— Begin —

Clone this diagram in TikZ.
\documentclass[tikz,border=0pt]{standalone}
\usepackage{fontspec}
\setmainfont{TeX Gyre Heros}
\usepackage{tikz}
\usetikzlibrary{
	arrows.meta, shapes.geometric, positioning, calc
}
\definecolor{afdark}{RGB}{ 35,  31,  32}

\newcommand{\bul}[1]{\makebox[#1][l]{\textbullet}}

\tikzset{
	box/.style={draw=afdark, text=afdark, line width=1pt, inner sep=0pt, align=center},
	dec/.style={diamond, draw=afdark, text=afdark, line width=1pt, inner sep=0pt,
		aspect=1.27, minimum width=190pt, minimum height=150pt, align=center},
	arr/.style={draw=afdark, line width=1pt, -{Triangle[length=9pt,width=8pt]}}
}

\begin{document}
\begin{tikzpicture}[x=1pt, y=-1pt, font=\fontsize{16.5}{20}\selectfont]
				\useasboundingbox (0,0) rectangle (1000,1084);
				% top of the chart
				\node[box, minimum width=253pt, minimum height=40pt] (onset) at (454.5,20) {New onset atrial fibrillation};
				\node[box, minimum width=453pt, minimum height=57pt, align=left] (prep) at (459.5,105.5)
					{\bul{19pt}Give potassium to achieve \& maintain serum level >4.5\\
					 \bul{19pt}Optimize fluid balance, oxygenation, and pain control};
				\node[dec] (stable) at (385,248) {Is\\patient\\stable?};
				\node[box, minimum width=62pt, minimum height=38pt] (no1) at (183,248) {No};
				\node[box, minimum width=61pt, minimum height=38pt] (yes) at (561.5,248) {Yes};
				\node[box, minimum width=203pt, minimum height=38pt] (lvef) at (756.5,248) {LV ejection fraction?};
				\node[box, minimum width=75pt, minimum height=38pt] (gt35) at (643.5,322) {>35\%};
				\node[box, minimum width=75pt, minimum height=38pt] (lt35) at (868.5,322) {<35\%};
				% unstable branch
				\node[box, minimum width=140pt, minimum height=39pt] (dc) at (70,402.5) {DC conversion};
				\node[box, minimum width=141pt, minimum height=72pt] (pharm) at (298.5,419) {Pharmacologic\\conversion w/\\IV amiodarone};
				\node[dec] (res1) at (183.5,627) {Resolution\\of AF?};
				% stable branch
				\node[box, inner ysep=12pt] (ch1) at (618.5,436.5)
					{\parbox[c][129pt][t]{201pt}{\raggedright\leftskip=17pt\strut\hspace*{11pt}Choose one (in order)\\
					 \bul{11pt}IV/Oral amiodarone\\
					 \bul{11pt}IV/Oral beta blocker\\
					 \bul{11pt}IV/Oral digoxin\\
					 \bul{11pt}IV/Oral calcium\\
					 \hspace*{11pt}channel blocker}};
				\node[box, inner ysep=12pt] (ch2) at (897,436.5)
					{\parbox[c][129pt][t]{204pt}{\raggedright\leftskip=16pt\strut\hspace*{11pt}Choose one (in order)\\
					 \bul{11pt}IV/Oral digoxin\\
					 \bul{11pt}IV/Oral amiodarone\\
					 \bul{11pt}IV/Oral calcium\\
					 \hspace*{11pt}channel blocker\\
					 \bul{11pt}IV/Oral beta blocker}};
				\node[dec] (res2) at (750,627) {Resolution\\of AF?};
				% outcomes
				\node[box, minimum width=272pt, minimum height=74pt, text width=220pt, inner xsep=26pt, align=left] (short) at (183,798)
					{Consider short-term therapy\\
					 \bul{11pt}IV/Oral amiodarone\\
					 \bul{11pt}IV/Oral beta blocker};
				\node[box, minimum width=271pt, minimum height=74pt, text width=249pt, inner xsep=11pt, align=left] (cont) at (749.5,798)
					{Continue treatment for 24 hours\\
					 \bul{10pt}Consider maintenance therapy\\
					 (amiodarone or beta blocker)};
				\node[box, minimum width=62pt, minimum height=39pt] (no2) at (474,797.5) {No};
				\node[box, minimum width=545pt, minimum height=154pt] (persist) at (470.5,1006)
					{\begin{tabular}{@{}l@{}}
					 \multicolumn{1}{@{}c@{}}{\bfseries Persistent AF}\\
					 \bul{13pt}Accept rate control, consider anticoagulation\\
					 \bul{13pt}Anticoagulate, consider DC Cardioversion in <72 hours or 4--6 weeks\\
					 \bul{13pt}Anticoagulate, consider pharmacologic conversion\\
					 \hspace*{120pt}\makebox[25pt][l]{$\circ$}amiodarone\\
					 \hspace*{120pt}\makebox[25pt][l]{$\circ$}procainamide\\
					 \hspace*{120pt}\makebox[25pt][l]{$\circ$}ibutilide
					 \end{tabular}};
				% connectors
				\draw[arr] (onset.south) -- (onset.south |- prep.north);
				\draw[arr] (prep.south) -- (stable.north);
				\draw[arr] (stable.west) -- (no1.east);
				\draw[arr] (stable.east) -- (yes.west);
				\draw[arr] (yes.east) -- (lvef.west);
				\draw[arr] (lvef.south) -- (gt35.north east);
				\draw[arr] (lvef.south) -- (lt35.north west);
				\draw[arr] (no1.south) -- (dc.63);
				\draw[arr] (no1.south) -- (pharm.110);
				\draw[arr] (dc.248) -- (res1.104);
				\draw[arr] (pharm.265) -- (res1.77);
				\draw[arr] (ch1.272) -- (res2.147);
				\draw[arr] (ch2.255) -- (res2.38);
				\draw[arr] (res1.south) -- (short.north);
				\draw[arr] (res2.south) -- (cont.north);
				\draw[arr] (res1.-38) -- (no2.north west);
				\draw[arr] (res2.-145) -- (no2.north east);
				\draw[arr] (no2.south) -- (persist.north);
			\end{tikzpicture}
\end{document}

— End —

Each line of the listing above should be output exactly.

Clone this diagram in TikZ.
\documentclass[tikz,border=0pt]{standalone}
\usepackage{fontspec}
\setmainfont{TeX Gyre Heros}
\usepackage{tikz}
\usetikzlibrary{
	arrows.meta, shapes.geometric, positioning, calc
}
\definecolor{afdark}{RGB}{ 35,  31,  32}

\newcommand{\bul}[1]{\makebox[#1][l]{\textbullet}}

\tikzset{
	box/.style={draw=afdark, text=afdark, line width=1pt, inner sep=0pt, align=center},
	dec/.style={diamond, draw=afdark, text=afdark, line width=1pt, inner sep=0pt,
		aspect=1.27, minimum width=190pt, minimum height=150pt, align=center},
	arr/.style={draw=afdark, line width=1pt, -{Triangle[length=9pt,width=8pt]}}
}

\begin{document}
\begin{tikzpicture}[x=1pt, y=-1pt, font=\fontsize{16.5}{20}\selectfont]
				\useasboundingbox (0,0) rectangle (1000,1084);
				% top of the chart
				\node[box, minimum width=253pt, minimum height=40pt] (onset) at (454.5,20) {New onset atrial fibrillation};
				\node[box, minimum width=453pt, minimum height=57pt, align=left] (prep) at (459.5,105.5)
					{\bul{19pt}Give potassium to achieve \& maintain serum level >4.5\\
					 \bul{19pt}Optimize fluid balance, oxygenation, and pain control};
				\node[dec] (stable) at (385,248) {Is\\patient\\stable?};
				\node[box, minimum width=62pt, minimum height=38pt] (no1) at (183,248) {No};
				\node[box, minimum width=61pt, minimum height=38pt] (yes) at (561.5,248) {Yes};
				\node[box, minimum width=203pt, minimum height=38pt] (lvef) at (756.5,248) {LV ejection fraction?};
				\node[box, minimum width=75pt, minimum height=38pt] (gt35) at (643.5,322) {>35\%};
				\node[box, minimum width=75pt, minimum height=38pt] (lt35) at (868.5,322) {<35\%};
				% unstable branch
				\node[box, minimum width=140pt, minimum height=39pt] (dc) at (70,402.5) {DC conversion};
				\node[box, minimum width=141pt, minimum height=72pt] (pharm) at (298.5,419) {Pharmacologic\\conversion w/\\IV amiodarone};
				\node[dec] (res1) at (183.5,627) {Resolution\\of AF?};
				% stable branch
				\node[box, inner ysep=12pt] (ch1) at (618.5,436.5)
					{\parbox[c][129pt][t]{201pt}{\raggedright\leftskip=17pt\strut\hspace*{11pt}Choose one (in order)\\
					 \bul{11pt}IV/Oral amiodarone\\
					 \bul{11pt}IV/Oral beta blocker\\
					 \bul{11pt}IV/Oral digoxin\\
					 \bul{11pt}IV/Oral calcium\\
					 \hspace*{11pt}channel blocker}};
				\node[box, inner ysep=12pt] (ch2) at (897,436.5)
					{\parbox[c][129pt][t]{204pt}{\raggedright\leftskip=16pt\strut\hspace*{11pt}Choose one (in order)\\
					 \bul{11pt}IV/Oral digoxin\\
					 \bul{11pt}IV/Oral amiodarone\\
					 \bul{11pt}IV/Oral calcium\\
					 \hspace*{11pt}channel blocker\\
					 \bul{11pt}IV/Oral beta blocker}};
				\node[dec] (res2) at (750,627) {Resolution\\of AF?};
				% outcomes
				\node[box, minimum width=272pt, minimum height=74pt, text width=220pt, inner xsep=26pt, align=left] (short) at (183,798)
					{Consider short-term therapy\\
					 \bul{11pt}IV/Oral amiodarone\\
					 \bul{11pt}IV/Oral beta blocker};
				\node[box, minimum width=271pt, minimum height=74pt, text width=249pt, inner xsep=11pt, align=left] (cont) at (749.5,798)
					{Continue treatment for 24 hours\\
					 \bul{10pt}Consider maintenance therapy\\
					 (amiodarone or beta blocker)};
				\node[box, minimum width=62pt, minimum height=39pt] (no2) at (474,797.5) {No};
				\node[box, minimum width=545pt, minimum height=154pt] (persist) at (470.5,1006)
					{\begin{tabular}{@{}l@{}}
					 \multicolumn{1}{@{}c@{}}{\bfseries Persistent AF}\\
					 \bul{13pt}Accept rate control, consider anticoagulation\\
					 \bul{13pt}Anticoagulate, consider DC Cardioversion in <72 hours or 4--6 weeks\\
					 \bul{13pt}Anticoagulate, consider pharmacologic conversion\\
					 \hspace*{120pt}\makebox[25pt][l]{$\circ$}amiodarone\\
					 \hspace*{120pt}\makebox[25pt][l]{$\circ$}procainamide\\
					 \hspace*{120pt}\makebox[25pt][l]{$\circ$}ibutilide
					 \end{tabular}};
				% connectors
				\draw[arr] (onset.south) -- (onset.south |- prep.north);
				\draw[arr] (prep.south) -- (stable.north);
				\draw[arr] (stable.west) -- (no1.east);
				\draw[arr] (stable.east) -- (yes.west);
				\draw[arr] (yes.east) -- (lvef.west);
				\draw[arr] (lvef.south) -- (gt35.north east);
				\draw[arr] (lvef.south) -- (lt35.north west);
				\draw[arr] (no1.south) -- (dc.63);
				\draw[arr] (no1.south) -- (pharm.110);
				\draw[arr] (dc.248) -- (res1.104);
				\draw[arr] (pharm.265) -- (res1.77);
				\draw[arr] (ch1.272) -- (res2.147);
				\draw[arr] (ch2.255) -- (res2.38);
				\draw[arr] (res1.south) -- (short.north);
				\draw[arr] (res2.south) -- (cont.north);
				\draw[arr] (res1.-38) -- (no2.north west);
				\draw[arr] (res2.-145) -- (no2.north east);
				\draw[arr] (no2.south) -- (persist.north);
			\end{tikzpicture}
\end{document}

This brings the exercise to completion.